With the obligatory play on the film’s title out of the way, a quick run-down of the premise seems appropriate. A semi-suicidally depressed teen (Keir Gilchrist) heads to the emergency ward of his local hospital in the hopes of finding an instant cure-all for all of his teen problems. When he insists that he’s a danger to himself, the doctor signs him up for 5 days of mandatory evaluation in the hospital’s psych ward. Essentially, it’s Can’t Hardly Wait to Fly Over the Cuckoo’s Nest – a movie where teen coming-of-age banality interacts with generic nut-house drama in a paint-by-numbers patchwork.

If that reductionist description doesn’t scare you off, there are, in fact, reasons to recommend It’s Kind of a Funny Story. At least, there’s one main reason – a surprisingly nuanced turn from Zach Galifianakis as one of the ward’s more popular residents, who takes Gilchrist under his wing. Although it still coasts on a few standard Galifianakisms, the hirsute actor’s ticks are all in service of a fully realized character, and the hints of sadness and bursts of rage are delivered with a low-key naturalism that suggests the comic has more to offer than semi-dadaist fart jokes.

It’s a marvellous performance, but it feels wasted in a film that otherwise takes the easiest route to plot resolutions and warmed hearts. Over the course of five incredibly productive days, Gilchrist manages to meet a genuinely manic pixie dream girl and solve all of his problems, along with a few other people’s just for kicks. The trouble is, most of those other characters feel less like people and more like either learning opportunities for Gilchrist, or one-note quirks to add to the ambiance. It’s admirable the way the film avoids stigmatizing those suffering from mental illness, but oversimplification doesn’t seem like that much better of an option.

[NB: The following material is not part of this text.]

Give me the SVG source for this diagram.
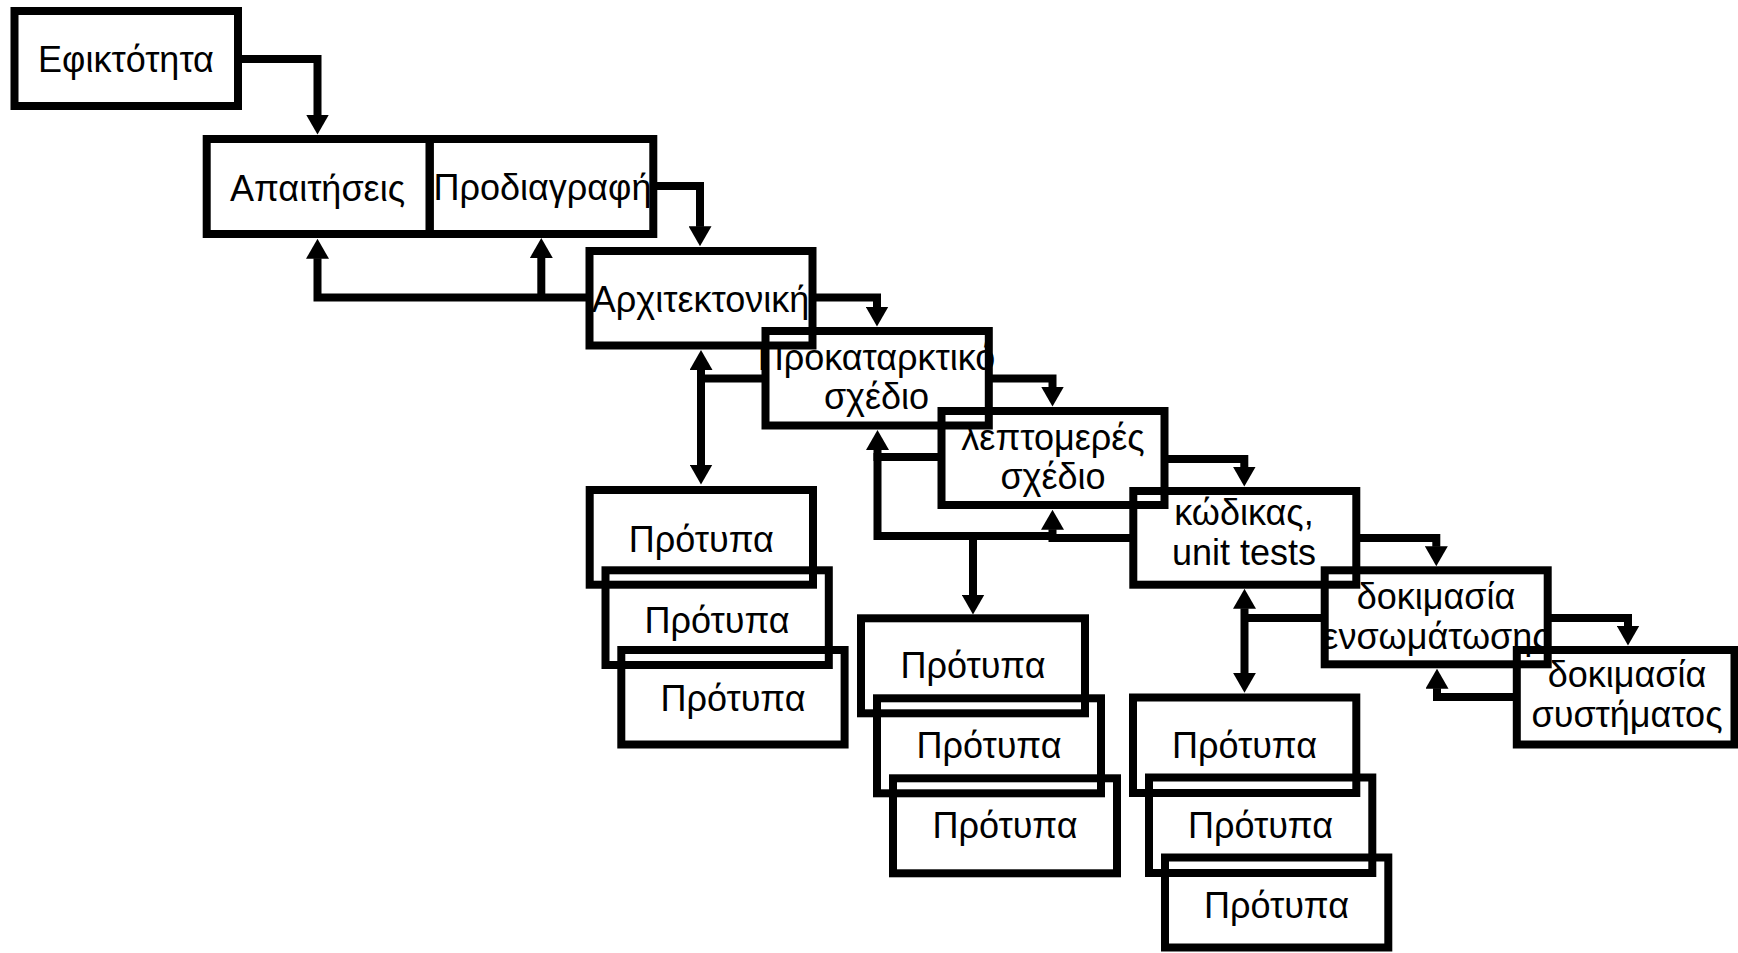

The film’s underlying messages – that depression is a real issue and that teens are often more talented than they think – are worth promoting, but It’s Kind of a Funny Story is lacking the ring of truth to really sell it. Self-aware references to the too-neat conclusion and the sappy, inevitable resolution of the romantic subplot aim to deflect from the movie’s troubles, but really just draw attention to them. If the film spent less time on its whimsical narration, glammed-up musical interludes and appropriation from its more esteemed predecessors (in the most blatant cribbing, Cuckoo’s Nest’s stoic Native American becomes a reclusive Egyptian) and more time expanding on its strengths, it might’ve been able to avoid the qualifiers. As it is, it’s kind of skippable.